Exercise prompt - How many of these lines hold the string "this"? Answer with the number only.

Data section -
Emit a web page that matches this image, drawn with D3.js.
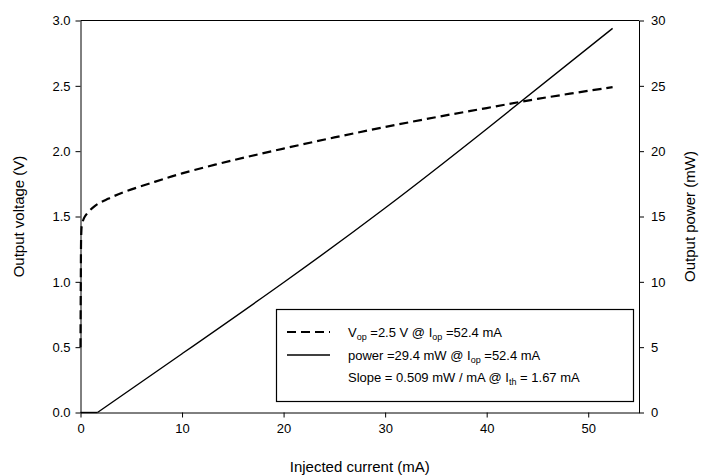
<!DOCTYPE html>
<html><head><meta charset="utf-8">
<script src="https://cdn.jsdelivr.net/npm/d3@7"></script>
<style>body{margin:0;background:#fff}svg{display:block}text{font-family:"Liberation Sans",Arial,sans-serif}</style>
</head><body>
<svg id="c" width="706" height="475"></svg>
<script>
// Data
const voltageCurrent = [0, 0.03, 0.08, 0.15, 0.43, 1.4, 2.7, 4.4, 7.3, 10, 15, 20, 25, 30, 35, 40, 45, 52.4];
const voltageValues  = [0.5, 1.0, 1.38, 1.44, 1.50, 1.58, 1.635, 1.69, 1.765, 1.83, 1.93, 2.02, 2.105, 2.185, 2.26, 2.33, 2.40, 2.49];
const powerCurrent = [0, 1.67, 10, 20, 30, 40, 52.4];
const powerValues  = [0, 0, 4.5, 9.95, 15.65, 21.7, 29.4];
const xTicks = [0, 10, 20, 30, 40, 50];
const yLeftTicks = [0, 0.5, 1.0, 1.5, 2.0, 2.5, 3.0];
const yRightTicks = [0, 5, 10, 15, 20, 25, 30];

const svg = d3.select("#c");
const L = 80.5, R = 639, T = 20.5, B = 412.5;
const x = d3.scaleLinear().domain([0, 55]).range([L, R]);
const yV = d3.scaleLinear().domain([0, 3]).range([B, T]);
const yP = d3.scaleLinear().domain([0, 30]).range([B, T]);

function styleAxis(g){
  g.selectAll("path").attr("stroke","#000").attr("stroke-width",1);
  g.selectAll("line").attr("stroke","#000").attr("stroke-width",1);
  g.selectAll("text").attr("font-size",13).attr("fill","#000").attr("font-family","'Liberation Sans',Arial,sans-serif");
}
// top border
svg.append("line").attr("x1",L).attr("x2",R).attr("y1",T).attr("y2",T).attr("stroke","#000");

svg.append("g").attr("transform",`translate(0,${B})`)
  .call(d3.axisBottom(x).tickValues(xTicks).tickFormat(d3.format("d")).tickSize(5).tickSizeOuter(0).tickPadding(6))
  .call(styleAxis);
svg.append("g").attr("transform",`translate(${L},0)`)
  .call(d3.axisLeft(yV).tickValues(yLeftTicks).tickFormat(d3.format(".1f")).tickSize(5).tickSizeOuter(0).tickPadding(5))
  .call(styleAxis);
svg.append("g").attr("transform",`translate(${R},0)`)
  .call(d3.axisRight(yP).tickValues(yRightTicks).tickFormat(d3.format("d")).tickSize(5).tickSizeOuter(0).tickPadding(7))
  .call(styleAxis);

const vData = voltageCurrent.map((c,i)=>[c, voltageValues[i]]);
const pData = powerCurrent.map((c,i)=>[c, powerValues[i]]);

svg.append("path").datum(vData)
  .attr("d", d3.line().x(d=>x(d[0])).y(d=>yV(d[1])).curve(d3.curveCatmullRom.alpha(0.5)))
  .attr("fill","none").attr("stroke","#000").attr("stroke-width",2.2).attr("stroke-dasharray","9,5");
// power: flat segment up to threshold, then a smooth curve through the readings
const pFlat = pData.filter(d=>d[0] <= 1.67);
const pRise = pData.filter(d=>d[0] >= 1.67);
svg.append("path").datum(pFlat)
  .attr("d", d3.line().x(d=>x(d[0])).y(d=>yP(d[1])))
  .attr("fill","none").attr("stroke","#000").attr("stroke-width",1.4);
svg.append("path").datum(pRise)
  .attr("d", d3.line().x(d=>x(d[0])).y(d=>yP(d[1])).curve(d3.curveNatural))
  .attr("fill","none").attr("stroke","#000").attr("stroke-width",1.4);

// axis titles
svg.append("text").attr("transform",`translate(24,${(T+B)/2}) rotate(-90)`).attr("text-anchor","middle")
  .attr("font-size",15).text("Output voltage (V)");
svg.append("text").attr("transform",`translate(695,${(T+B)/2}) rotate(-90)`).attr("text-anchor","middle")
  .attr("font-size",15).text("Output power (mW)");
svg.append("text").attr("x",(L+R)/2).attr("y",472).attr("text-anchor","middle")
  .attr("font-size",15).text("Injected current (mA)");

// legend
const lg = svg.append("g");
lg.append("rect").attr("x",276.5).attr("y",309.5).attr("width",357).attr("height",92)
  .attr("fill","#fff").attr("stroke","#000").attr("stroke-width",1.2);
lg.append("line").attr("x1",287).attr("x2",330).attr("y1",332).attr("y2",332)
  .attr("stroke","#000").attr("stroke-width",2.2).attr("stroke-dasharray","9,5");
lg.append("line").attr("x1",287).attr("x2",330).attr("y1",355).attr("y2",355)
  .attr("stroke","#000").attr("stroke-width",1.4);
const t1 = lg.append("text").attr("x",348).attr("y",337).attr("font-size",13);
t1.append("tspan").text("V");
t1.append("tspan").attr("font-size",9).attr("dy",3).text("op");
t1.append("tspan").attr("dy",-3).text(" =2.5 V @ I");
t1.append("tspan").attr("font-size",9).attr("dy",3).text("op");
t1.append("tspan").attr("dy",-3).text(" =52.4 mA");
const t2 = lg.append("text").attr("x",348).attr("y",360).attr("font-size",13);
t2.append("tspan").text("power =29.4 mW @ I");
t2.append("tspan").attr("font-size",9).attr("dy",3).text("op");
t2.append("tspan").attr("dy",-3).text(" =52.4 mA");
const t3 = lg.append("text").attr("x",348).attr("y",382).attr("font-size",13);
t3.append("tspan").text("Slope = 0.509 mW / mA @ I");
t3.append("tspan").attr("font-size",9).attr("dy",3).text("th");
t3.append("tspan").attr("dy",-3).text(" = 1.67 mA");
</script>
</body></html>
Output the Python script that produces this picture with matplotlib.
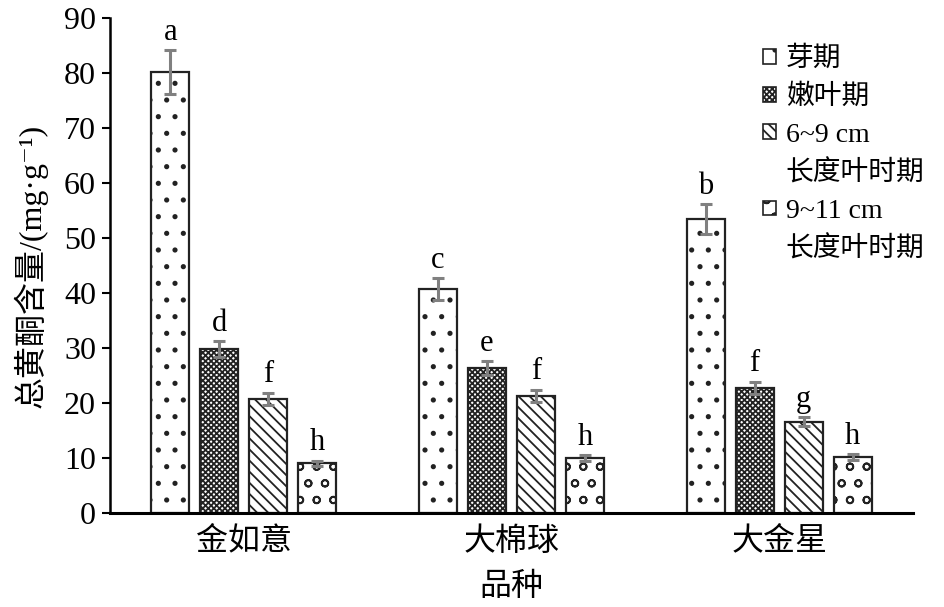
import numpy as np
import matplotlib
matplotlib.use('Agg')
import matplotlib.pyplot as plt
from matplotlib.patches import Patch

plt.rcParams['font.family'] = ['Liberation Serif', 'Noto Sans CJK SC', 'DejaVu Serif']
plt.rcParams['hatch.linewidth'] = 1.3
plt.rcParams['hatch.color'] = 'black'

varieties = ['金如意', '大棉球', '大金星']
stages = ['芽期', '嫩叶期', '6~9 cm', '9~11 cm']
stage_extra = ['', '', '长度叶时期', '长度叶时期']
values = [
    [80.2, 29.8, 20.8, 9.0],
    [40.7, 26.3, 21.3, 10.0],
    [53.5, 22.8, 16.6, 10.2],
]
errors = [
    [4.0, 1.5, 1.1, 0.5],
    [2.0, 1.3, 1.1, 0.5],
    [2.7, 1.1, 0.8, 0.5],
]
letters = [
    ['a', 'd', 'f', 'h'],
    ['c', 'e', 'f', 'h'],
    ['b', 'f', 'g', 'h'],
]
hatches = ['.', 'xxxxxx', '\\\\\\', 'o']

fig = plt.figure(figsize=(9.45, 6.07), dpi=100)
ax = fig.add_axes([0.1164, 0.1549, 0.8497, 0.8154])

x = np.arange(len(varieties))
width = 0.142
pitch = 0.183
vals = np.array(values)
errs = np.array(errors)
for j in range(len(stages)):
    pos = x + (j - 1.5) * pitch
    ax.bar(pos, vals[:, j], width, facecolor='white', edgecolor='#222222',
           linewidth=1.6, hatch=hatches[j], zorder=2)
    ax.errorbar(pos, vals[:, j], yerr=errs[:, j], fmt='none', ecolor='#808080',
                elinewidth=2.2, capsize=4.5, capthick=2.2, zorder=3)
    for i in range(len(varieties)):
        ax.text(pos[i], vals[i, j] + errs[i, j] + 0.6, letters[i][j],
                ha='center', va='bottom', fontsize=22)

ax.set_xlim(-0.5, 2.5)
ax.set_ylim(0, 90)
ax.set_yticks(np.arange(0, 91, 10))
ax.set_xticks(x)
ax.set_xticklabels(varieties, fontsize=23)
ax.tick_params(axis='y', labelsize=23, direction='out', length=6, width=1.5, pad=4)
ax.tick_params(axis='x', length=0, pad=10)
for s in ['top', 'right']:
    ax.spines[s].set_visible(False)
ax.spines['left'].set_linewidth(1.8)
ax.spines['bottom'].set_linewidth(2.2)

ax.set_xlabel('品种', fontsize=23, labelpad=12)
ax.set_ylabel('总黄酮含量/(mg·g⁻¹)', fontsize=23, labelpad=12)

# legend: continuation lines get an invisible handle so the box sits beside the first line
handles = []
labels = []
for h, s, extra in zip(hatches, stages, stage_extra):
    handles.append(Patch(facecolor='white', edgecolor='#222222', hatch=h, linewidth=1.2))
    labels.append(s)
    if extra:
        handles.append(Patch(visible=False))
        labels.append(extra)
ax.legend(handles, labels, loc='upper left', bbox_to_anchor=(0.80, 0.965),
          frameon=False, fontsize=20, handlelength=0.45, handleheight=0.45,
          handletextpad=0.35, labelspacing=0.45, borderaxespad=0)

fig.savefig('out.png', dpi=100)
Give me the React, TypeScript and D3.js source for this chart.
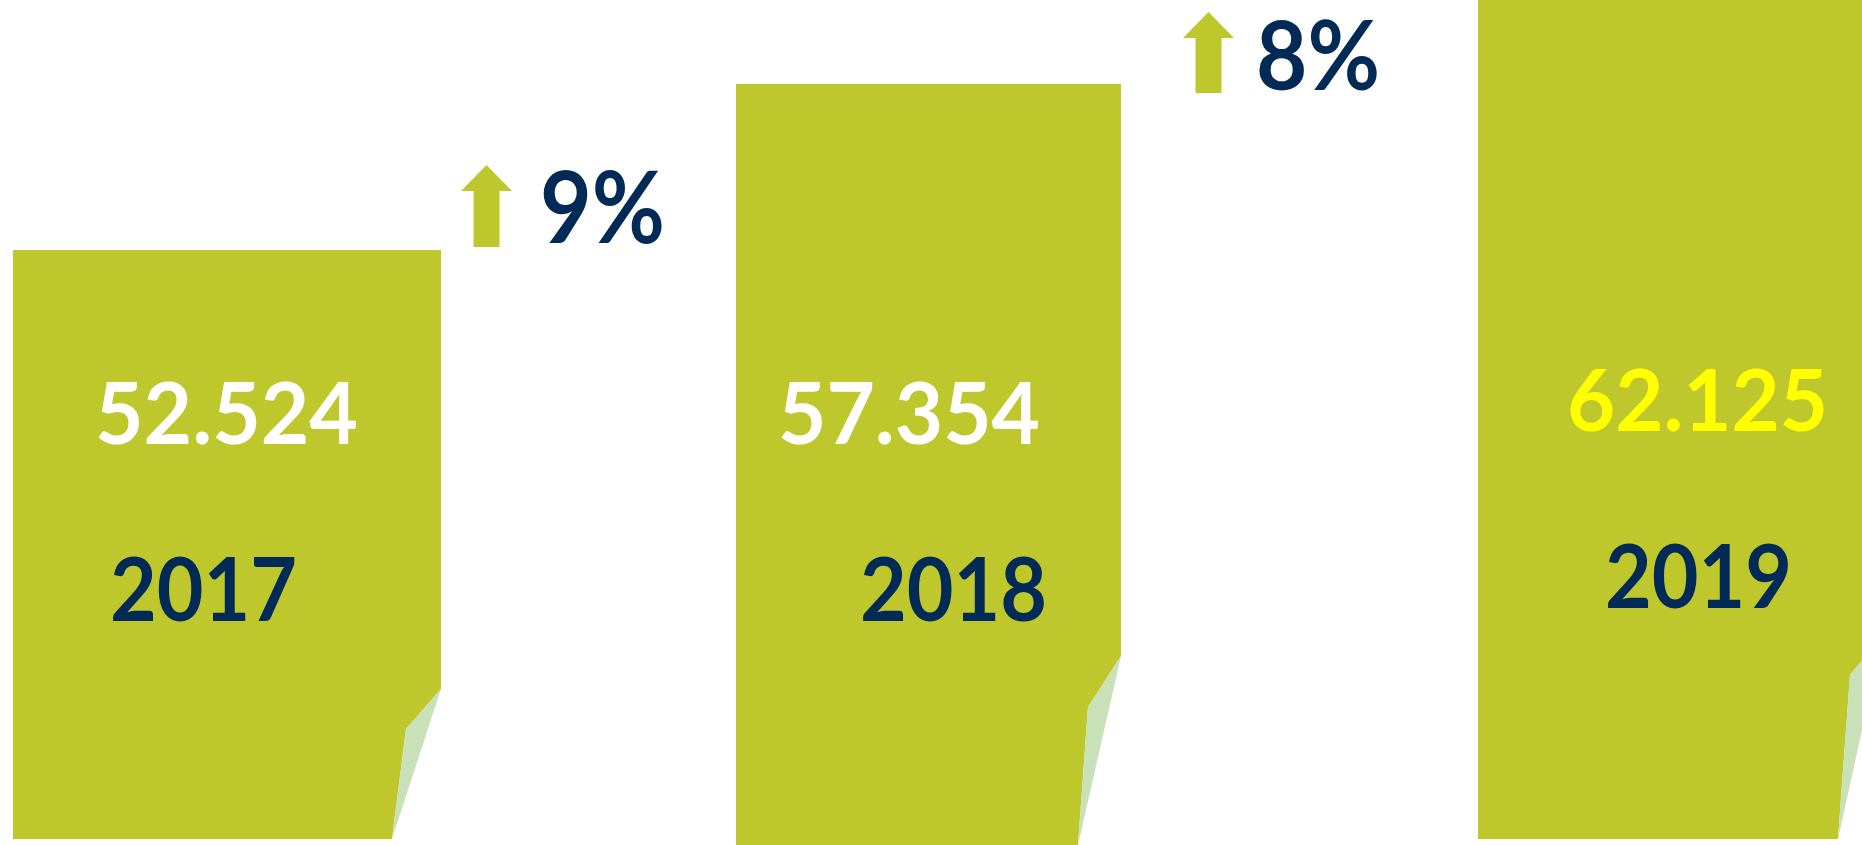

Response - 3